### Description of the task
All the data below goes into the copy word for word, but the pictures don't.

--- START OF Stored data ---

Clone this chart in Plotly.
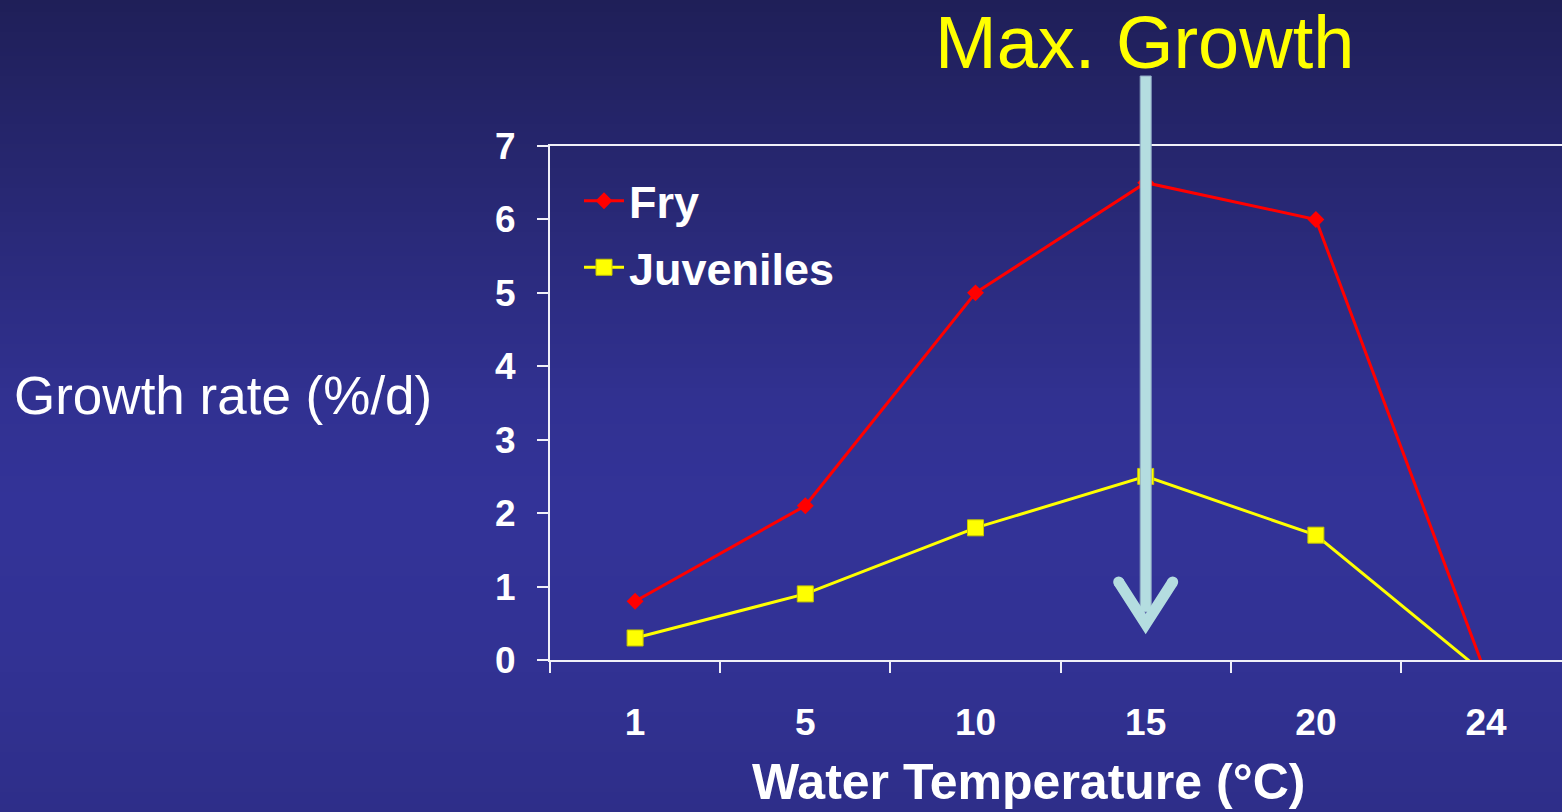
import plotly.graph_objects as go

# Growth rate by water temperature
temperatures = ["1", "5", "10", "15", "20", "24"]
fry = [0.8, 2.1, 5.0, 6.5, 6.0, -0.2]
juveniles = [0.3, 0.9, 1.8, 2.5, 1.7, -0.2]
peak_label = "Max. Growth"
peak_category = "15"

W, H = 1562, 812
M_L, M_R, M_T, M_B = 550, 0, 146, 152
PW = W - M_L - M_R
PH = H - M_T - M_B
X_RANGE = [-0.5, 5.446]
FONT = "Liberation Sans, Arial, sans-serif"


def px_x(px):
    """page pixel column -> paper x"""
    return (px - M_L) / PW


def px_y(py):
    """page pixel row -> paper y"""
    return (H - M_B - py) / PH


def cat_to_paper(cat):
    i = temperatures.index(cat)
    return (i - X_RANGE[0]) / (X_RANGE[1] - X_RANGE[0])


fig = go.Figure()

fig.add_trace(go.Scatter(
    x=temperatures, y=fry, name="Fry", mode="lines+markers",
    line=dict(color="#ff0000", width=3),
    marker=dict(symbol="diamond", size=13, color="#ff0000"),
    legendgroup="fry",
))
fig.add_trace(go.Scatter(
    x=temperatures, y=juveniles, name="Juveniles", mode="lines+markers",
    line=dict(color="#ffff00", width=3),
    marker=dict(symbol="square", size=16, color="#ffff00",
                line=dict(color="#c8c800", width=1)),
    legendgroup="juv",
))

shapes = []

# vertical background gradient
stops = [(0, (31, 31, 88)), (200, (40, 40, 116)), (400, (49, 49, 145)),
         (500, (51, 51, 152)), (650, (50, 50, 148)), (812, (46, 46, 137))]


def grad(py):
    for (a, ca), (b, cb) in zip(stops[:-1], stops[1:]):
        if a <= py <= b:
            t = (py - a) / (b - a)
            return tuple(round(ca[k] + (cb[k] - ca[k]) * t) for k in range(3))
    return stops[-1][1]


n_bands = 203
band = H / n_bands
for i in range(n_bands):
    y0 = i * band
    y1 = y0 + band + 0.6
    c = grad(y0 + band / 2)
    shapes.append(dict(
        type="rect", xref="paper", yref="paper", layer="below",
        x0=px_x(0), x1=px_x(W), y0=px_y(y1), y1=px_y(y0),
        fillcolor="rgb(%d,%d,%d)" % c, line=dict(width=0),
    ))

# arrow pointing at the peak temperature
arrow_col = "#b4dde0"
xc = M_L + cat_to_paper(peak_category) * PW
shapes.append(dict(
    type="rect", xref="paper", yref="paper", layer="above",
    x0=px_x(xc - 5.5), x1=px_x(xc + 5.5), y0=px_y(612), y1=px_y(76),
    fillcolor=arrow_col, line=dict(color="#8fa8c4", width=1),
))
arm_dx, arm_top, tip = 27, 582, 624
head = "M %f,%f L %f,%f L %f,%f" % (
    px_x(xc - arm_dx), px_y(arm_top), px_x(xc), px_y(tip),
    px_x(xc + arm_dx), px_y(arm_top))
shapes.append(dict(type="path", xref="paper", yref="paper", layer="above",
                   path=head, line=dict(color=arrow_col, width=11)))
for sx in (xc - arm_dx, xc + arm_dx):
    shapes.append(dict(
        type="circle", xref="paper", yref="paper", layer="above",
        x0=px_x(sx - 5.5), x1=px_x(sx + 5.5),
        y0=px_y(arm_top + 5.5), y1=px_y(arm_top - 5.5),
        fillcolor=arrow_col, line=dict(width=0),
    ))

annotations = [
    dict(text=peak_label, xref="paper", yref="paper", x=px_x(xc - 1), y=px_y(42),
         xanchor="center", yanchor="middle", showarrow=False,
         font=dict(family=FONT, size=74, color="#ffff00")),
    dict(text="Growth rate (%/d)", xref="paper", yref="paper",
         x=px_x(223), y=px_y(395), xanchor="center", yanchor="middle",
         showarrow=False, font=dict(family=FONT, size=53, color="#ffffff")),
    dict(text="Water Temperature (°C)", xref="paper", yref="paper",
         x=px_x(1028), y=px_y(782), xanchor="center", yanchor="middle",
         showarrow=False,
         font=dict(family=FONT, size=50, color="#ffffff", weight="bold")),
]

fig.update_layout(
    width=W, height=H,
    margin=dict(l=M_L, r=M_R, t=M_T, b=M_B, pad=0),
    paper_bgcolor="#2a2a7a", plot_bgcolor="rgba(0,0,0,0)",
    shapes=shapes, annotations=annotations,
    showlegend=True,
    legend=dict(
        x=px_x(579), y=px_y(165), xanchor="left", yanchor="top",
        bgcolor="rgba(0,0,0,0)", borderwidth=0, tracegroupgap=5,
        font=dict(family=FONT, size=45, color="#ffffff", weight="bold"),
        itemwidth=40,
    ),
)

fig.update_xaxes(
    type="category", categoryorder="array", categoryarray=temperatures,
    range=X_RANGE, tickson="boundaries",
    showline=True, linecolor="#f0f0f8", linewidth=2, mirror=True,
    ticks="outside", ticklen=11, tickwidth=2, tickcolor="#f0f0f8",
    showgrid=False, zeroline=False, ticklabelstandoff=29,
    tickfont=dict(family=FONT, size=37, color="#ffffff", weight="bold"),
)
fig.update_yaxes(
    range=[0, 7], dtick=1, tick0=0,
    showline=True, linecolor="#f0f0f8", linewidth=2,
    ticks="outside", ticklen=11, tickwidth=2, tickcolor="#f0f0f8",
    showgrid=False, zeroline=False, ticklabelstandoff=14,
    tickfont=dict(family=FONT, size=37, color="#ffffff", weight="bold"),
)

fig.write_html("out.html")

--- END OF Stored data ---

### Solution to this task
Clone this chart in Plotly.
import plotly.graph_objects as go

# Growth rate by water temperature
temperatures = ["1", "5", "10", "15", "20", "24"]
fry = [0.8, 2.1, 5.0, 6.5, 6.0, -0.2]
juveniles = [0.3, 0.9, 1.8, 2.5, 1.7, -0.2]
peak_label = "Max. Growth"
peak_category = "15"

W, H = 1562, 812
M_L, M_R, M_T, M_B = 550, 0, 146, 152
PW = W - M_L - M_R
PH = H - M_T - M_B
X_RANGE = [-0.5, 5.446]
FONT = "Liberation Sans, Arial, sans-serif"


def px_x(px):
    """page pixel column -> paper x"""
    return (px - M_L) / PW


def px_y(py):
    """page pixel row -> paper y"""
    return (H - M_B - py) / PH


def cat_to_paper(cat):
    i = temperatures.index(cat)
    return (i - X_RANGE[0]) / (X_RANGE[1] - X_RANGE[0])


fig = go.Figure()

fig.add_trace(go.Scatter(
    x=temperatures, y=fry, name="Fry", mode="lines+markers",
    line=dict(color="#ff0000", width=3),
    marker=dict(symbol="diamond", size=13, color="#ff0000"),
    legendgroup="fry",
))
fig.add_trace(go.Scatter(
    x=temperatures, y=juveniles, name="Juveniles", mode="lines+markers",
    line=dict(color="#ffff00", width=3),
    marker=dict(symbol="square", size=16, color="#ffff00",
                line=dict(color="#c8c800", width=1)),
    legendgroup="juv",
))

shapes = []

# vertical background gradient
stops = [(0, (31, 31, 88)), (200, (40, 40, 116)), (400, (49, 49, 145)),
         (500, (51, 51, 152)), (650, (50, 50, 148)), (812, (46, 46, 137))]


def grad(py):
    for (a, ca), (b, cb) in zip(stops[:-1], stops[1:]):
        if a <= py <= b:
            t = (py - a) / (b - a)
            return tuple(round(ca[k] + (cb[k] - ca[k]) * t) for k in range(3))
    return stops[-1][1]


n_bands = 203
band = H / n_bands
for i in range(n_bands):
    y0 = i * band
    y1 = y0 + band + 0.6
    c = grad(y0 + band / 2)
    shapes.append(dict(
        type="rect", xref="paper", yref="paper", layer="below",
        x0=px_x(0), x1=px_x(W), y0=px_y(y1), y1=px_y(y0),
        fillcolor="rgb(%d,%d,%d)" % c, line=dict(width=0),
    ))

# arrow pointing at the peak temperature
arrow_col = "#b4dde0"
xc = M_L + cat_to_paper(peak_category) * PW
shapes.append(dict(
    type="rect", xref="paper", yref="paper", layer="above",
    x0=px_x(xc - 5.5), x1=px_x(xc + 5.5), y0=px_y(612), y1=px_y(76),
    fillcolor=arrow_col, line=dict(color="#8fa8c4", width=1),
))
arm_dx, arm_top, tip = 27, 582, 624
head = "M %f,%f L %f,%f L %f,%f" % (
    px_x(xc - arm_dx), px_y(arm_top), px_x(xc), px_y(tip),
    px_x(xc + arm_dx), px_y(arm_top))
shapes.append(dict(type="path", xref="paper", yref="paper", layer="above",
                   path=head, line=dict(color=arrow_col, width=11)))
for sx in (xc - arm_dx, xc + arm_dx):
    shapes.append(dict(
        type="circle", xref="paper", yref="paper", layer="above",
        x0=px_x(sx - 5.5), x1=px_x(sx + 5.5),
        y0=px_y(arm_top + 5.5), y1=px_y(arm_top - 5.5),
        fillcolor=arrow_col, line=dict(width=0),
    ))

annotations = [
    dict(text=peak_label, xref="paper", yref="paper", x=px_x(xc - 1), y=px_y(42),
         xanchor="center", yanchor="middle", showarrow=False,
         font=dict(family=FONT, size=74, color="#ffff00")),
    dict(text="Growth rate (%/d)", xref="paper", yref="paper",
         x=px_x(223), y=px_y(395), xanchor="center", yanchor="middle",
         showarrow=False, font=dict(family=FONT, size=53, color="#ffffff")),
    dict(text="Water Temperature (°C)", xref="paper", yref="paper",
         x=px_x(1028), y=px_y(782), xanchor="center", yanchor="middle",
         showarrow=False,
         font=dict(family=FONT, size=50, color="#ffffff", weight="bold")),
]

fig.update_layout(
    width=W, height=H,
    margin=dict(l=M_L, r=M_R, t=M_T, b=M_B, pad=0),
    paper_bgcolor="#2a2a7a", plot_bgcolor="rgba(0,0,0,0)",
    shapes=shapes, annotations=annotations,
    showlegend=True,
    legend=dict(
        x=px_x(579), y=px_y(165), xanchor="left", yanchor="top",
        bgcolor="rgba(0,0,0,0)", borderwidth=0, tracegroupgap=5,
        font=dict(family=FONT, size=45, color="#ffffff", weight="bold"),
        itemwidth=40,
    ),
)

fig.update_xaxes(
    type="category", categoryorder="array", categoryarray=temperatures,
    range=X_RANGE, tickson="boundaries",
    showline=True, linecolor="#f0f0f8", linewidth=2, mirror=True,
    ticks="outside", ticklen=11, tickwidth=2, tickcolor="#f0f0f8",
    showgrid=False, zeroline=False, ticklabelstandoff=29,
    tickfont=dict(family=FONT, size=37, color="#ffffff", weight="bold"),
)
fig.update_yaxes(
    range=[0, 7], dtick=1, tick0=0,
    showline=True, linecolor="#f0f0f8", linewidth=2,
    ticks="outside", ticklen=11, tickwidth=2, tickcolor="#f0f0f8",
    showgrid=False, zeroline=False, ticklabelstandoff=14,
    tickfont=dict(family=FONT, size=37, color="#ffffff", weight="bold"),
)

fig.write_html("out.html")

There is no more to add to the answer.